Critics of the Supreme Court’s ruling Tuesday that required Maine to let parents use tuition assistance for religious schools fell back on a tired and familiar chord: It will weaken the separation of church and state, they said.
Harvard law professor Noah Feldman was typical, writing for bloomberglaw.com that it “profoundly undermines existing First Amendment law.”
This simply isn’t true.
As the majority opinion in the 6-3 ruling said, quoting an earlier court ruling in a different case, “The Free Exercise Clause of the First Amendment protects against ‘indirect coercion or penalties on the free exercise of religion, not just outright prohibitions.’”
“In particular,” the ruling further stated, “we have repeatedly held that a state violates the Free Exercise Clause when it excludes religious observers from otherwise available public benefits.”
In other words, it may be wrong for the government to establish a favored religion, but it’s equally wrong to penalize people because of their religious preferences.
Some people would remove religion entirely from the public square. The founders never intended as much. Rather, religion, in its many forms and shades, should be a part of the robust discussion that fills the public square and informs public life.
Research from Pew Research Center has found that 70.9% of Americans identify as Christian, with another 5.9% identifying as belonging to either Jewish or other non-Christian faiths. Certainly, religion remains a defining characteristic that informs their backgrounds, perceptions and worldviews. A free nation should never consider coercing something so important into the shadows.
Tuesday’s ruling concerns itself with how children in rural parts of Maine receive an education. Because traditional public schools are scarce in parts of the state, the law allows tuition assistance to help people send their children to private schools near them. However, the law forbade people from using this money for tuition at religiously based schools, even though those schools had qualified by either being accredited by the New England Association of Schools or by receiving approval from the Maine Department of Education.
The law clearly stated that the chosen school was to be one “of the parent’s choice at which the student is accepted.”
Two families, the Carsons of Glenburn, Maine, and the Nelsons of Palermo, Maine, wanted to choose sectarian schools for their children and were denied the privilege.
Until 1981, such a choice had been perfectly acceptable. As the court noted, more than 200 Maine students had chosen to attend religious schools in the 1979-80 school year alone. But Maine’s attorney general at the time decided this violated the First Amendment — a decision subsequently written into law by Maine’s Legislature.
This is unfair, the court ruled.
“Maine has chosen to offer tuition assistance that parents may direct to the public or private schools of their choice,” the majority opinion said. “Maine’s administration of that benefit is subject to the free exercise principles governing any public benefit program — including the prohibition on denying the benefit based on a recipient’s religious exercise.”
Ironically, the modern movement against the funding of religious schools with taxpayer money originated in Maine in 1875, when Rep. James G. Blaine, a Maine congressman who later unsuccessfully ran for president in 1884, sponsored a constitutional amendment that would have written such a prohibition into the supreme law of the land.
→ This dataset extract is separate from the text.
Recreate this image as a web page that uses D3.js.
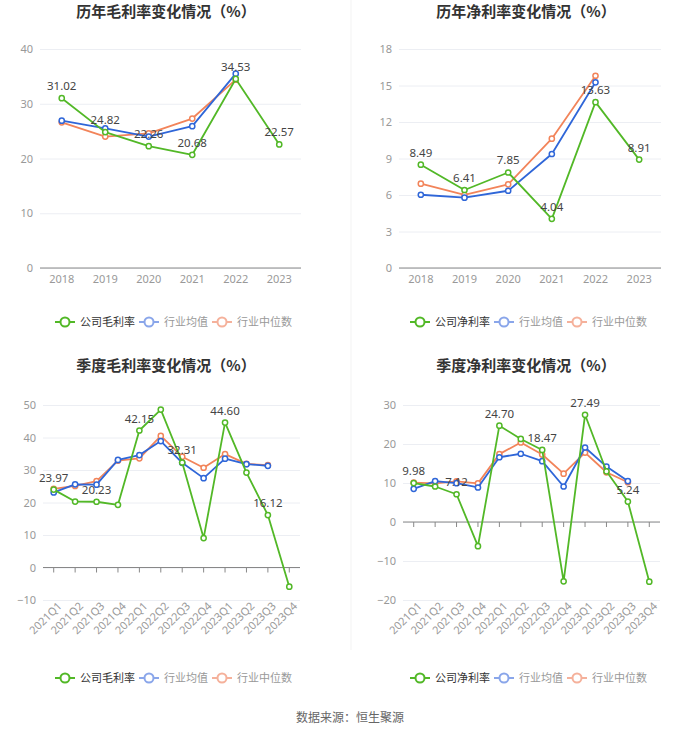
<!DOCTYPE html>
<html><head><meta charset="utf-8">
<script src="https://cdn.jsdelivr.net/npm/d3@7/dist/d3.min.js"></script>
<style>
body{margin:0;background:#fff;}
svg text{font-family:"Noto Sans CJK SC","Noto Sans",sans-serif;}
</style></head>
<body><svg id="c" width="700" height="733"></svg>
<script>
const years = ["2018","2019","2020","2021","2022","2023"];
const quarters = ["2021Q1","2021Q2","2021Q3","2021Q4","2022Q1","2022Q2","2022Q3","2022Q4","2023Q1","2023Q2","2023Q3","2023Q4"];

const annualGrossCompany = [31.02,24.82,22.26,20.68,34.53,22.57];
const annualGrossMean    = [26.9,25.5,24.0,25.9,35.5];
const annualGrossMedian  = [26.6,24.0,24.6,27.3,34.4];

const annualNetCompany = [8.49,6.41,7.85,4.04,13.63,8.91];
const annualNetMean    = [6.02,5.78,6.35,9.37,15.26];
const annualNetMedian  = [6.93,6.02,6.88,10.63,15.8];

const quarterGrossCompany = [23.97,20.3,20.23,19.3,42.15,48.6,32.31,9.05,44.60,29.2,16.12,-5.9];
const quarterGrossMean    = [23.1,25.6,25.5,33.1,34.6,38.9,32.2,27.5,33.5,31.8,31.3];
const quarterGrossMedian  = [24.2,25.1,26.6,32.9,33.6,40.5,34.1,30.7,34.9,31.9,31.5];

const quarterNetCompany = [9.98,9.1,7.12,-6.2,24.70,21.3,18.47,-15.2,27.49,13.0,5.24,-15.3];
const quarterNetMean    = [8.5,10.5,9.95,8.85,16.6,17.5,15.6,9.1,19.1,14.2,10.5];
const quarterNetMedian  = [10.1,9.9,10.4,9.9,17.4,20.4,17.3,12.4,17.8,12.75,10.2];

const titles = ["历年毛利率变化情况（%）","历年净利率变化情况（%）","季度毛利率变化情况（%）","季度净利率变化情况（%）"];
const legendGross = ["公司毛利率","行业均值","行业中位数"];
const legendNet = ["公司净利率","行业均值","行业中位数"];
const ticksAnnualGross = [0,10,20,30,40];
const ticksAnnualNet = [0,3,6,9,12,15,18];
const ticksQuarterGross = [-10,0,10,20,30,40,50];
const ticksQuarterNet = [-20,-10,0,10,20,30];
const source = "数据来源：恒生聚源";

const C_GREEN = "#52b827", C_BLUE = "#2f66d8", C_ORANGE = "#f2845a";
const L_GREEN = "#52b827", L_BLUE = "#8aa6ea", L_ORANGE = "#f5b19b";

const svg = d3.select("#c");
svg.append("rect").attr("width",700).attr("height",733).attr("fill","#fff");
svg.append("line").attr("x1",351).attr("x2",351).attr("y1",0).attr("y2",650).attr("stroke","#f3f3f3");

function panel(o){
  const g = svg.append("g");
  const x = d3.scaleBand().domain(o.cats).range([o.x0,o.x1]);
  const y = d3.scaleLinear().domain(o.domain).range([o.yb,o.yt]);
  const cx = d => x(d)+x.bandwidth()/2;
  g.append("text").attr("x",o.tx).attr("y",o.ty).attr("text-anchor","middle")
    .attr("font-size",15).attr("font-weight","bold").attr("fill","#333").text(o.title);
  const yAxis = d3.axisLeft(y).tickValues(o.ticks).tickSize(-(o.x1-o.x0)).tickPadding(7);
  const ga = g.append("g").attr("transform",`translate(${o.x0},0)`).call(yAxis);
  ga.select(".domain").remove();
  ga.selectAll(".tick line").attr("stroke","#eceef3");
  ga.selectAll(".tick text").attr("fill","#999").attr("font-size",11).style("font-family","'Noto Sans','Liberation Sans',sans-serif");
  const y0 = y(0);
  const xAxis = d3.axisBottom(x).tickSize(o.rot?5:0).tickPadding(6);
  const gx = g.append("g").attr("transform",`translate(0,${y0})`).call(xAxis);
  gx.select(".domain").attr("stroke","#888").attr("d",`M${o.x0},0H${o.x1}`);
  gx.selectAll(".tick line").attr("stroke","#888");
  gx.selectAll(".tick text").attr("fill","#999").attr("font-size",11).style("font-family","'Noto Sans','Liberation Sans',sans-serif");
  if(o.rot){
    gx.selectAll(".tick text").attr("text-anchor","end")
      .attr("transform",`translate(6,${o.yb-y0+4}) rotate(-45)`).attr("dy","0.35em").attr("y",0).attr("x",0);
  } else {
    gx.selectAll(".tick text").attr("y",7);
  }
  const line = d3.line().x((d,i)=>cx(o.cats[i])).y(d=>y(d));
  const series = [[o.median,C_ORANGE],[o.mean,C_BLUE],[o.company,C_GREEN]];
  series.forEach(([data,col])=>{
    g.append("path").attr("d",line(data)).attr("fill","none").attr("stroke",col).attr("stroke-width",1.8).attr("stroke-linejoin","round");
    g.selectAll(null).data(data).enter().append("circle")
      .attr("cx",(d,i)=>cx(o.cats[i])).attr("cy",d=>y(d)).attr("r",2.6)
      .attr("fill","#fff").attr("stroke",col).attr("stroke-width",1.5);
  });
  o.company.forEach((d,i)=>{
    if(o.labelIdx.indexOf(i)<0) return;
    g.append("text").attr("x",cx(o.cats[i])).attr("y",y(d)-8).attr("text-anchor","middle")
      .attr("font-size",11.5).attr("fill","#444").style("font-family","'Noto Sans','Liberation Sans',sans-serif").text(d.toFixed(2));
  });
  const items = [[o.legend[0],L_GREEN,"#333"],[o.legend[1],L_BLUE,"#999"],[o.legend[2],L_ORANGE,"#999"]];
  const lx = [o.lx, o.lx+84, o.lx+157];
  items.forEach(([t,col,tc],k)=>{
    const lg = g.append("g").attr("transform",`translate(${lx[k]},${o.ly})`);
    lg.append("line").attr("x1",0).attr("x2",20).attr("stroke",col).attr("stroke-width",2);
    lg.append("circle").attr("cx",10).attr("r",4.5).attr("fill","#fff").attr("stroke",col).attr("stroke-width",2);
    lg.append("text").attr("x",25).attr("y",0).attr("dy","0.35em").attr("font-size",11).attr("fill",tc).text(t);
  });
}

panel({cats:years,domain:[0,40],ticks:ticksAnnualGross,x0:40,x1:301,yb:268,yt:49,title:titles[0],tx:166,ty:17,
  company:annualGrossCompany,mean:annualGrossMean,median:annualGrossMedian,labelIdx:[0,1,2,3,4,5],legend:legendGross,lx:55,ly:322});
panel({cats:years,domain:[0,18],ticks:ticksAnnualNet,x0:399,x1:661,yb:268,yt:49,title:titles[1],tx:526,ty:17,
  company:annualNetCompany,mean:annualNetMean,median:annualNetMedian,labelIdx:[0,1,2,3,4,5],legend:legendNet,lx:410,ly:322});
panel({cats:quarters,domain:[-10,50],ticks:ticksQuarterGross,x0:43,x1:300,yb:600,yt:405,title:titles[2],tx:166,ty:371,rot:true,
  company:quarterGrossCompany,mean:quarterGrossMean,median:quarterGrossMedian,labelIdx:[0,2,4,6,8,10],legend:legendGross,lx:55,ly:678});
panel({cats:quarters,domain:[-20,30],ticks:ticksQuarterNet,x0:403,x1:660,yb:600,yt:405,title:titles[3],tx:526,ty:371,rot:true,
  company:quarterNetCompany,mean:quarterNetMean,median:quarterNetMedian,labelIdx:[0,2,4,6,8,10],legend:legendNet,lx:410,ly:678});

svg.append("text").attr("x",350).attr("y",722).attr("text-anchor","middle").attr("font-size",12).attr("fill","#666").text(source);
</script></body></html>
Evidence shows he was less concerned with the teaching of religion than with courting the Protestant vote. At the time, a Protestant majority feared the influence of a growing Catholic migrant minority. When Catholics confronted Protestant practices that were woven throughout public schools, they eventually began forming their own religious schools.
The Blaine amendment grew out of this ugly confrontation. It failed, but 37 states ended up adding a version of it in their own constitutions, where they remain today.
Blaine amendments have been used through the years to block any use of public funding, even indirectly through parental choice, for religious schools.
Today, Blaine’s sentiments have morphed into a general antipathy toward religion by some who would banish it from the public square entirely. That era appears now to be ending, and it’s about time.
The First Amendment courts the tensions that are natural in a diverse nation. Free speech and the free exercise of independent religious practices were intended to relieve those tensions and build tolerance.
That cannot happen if religious adherents are forbidden full participation, including the right to compete for the preferences of parents seeking a preferred private school for their children.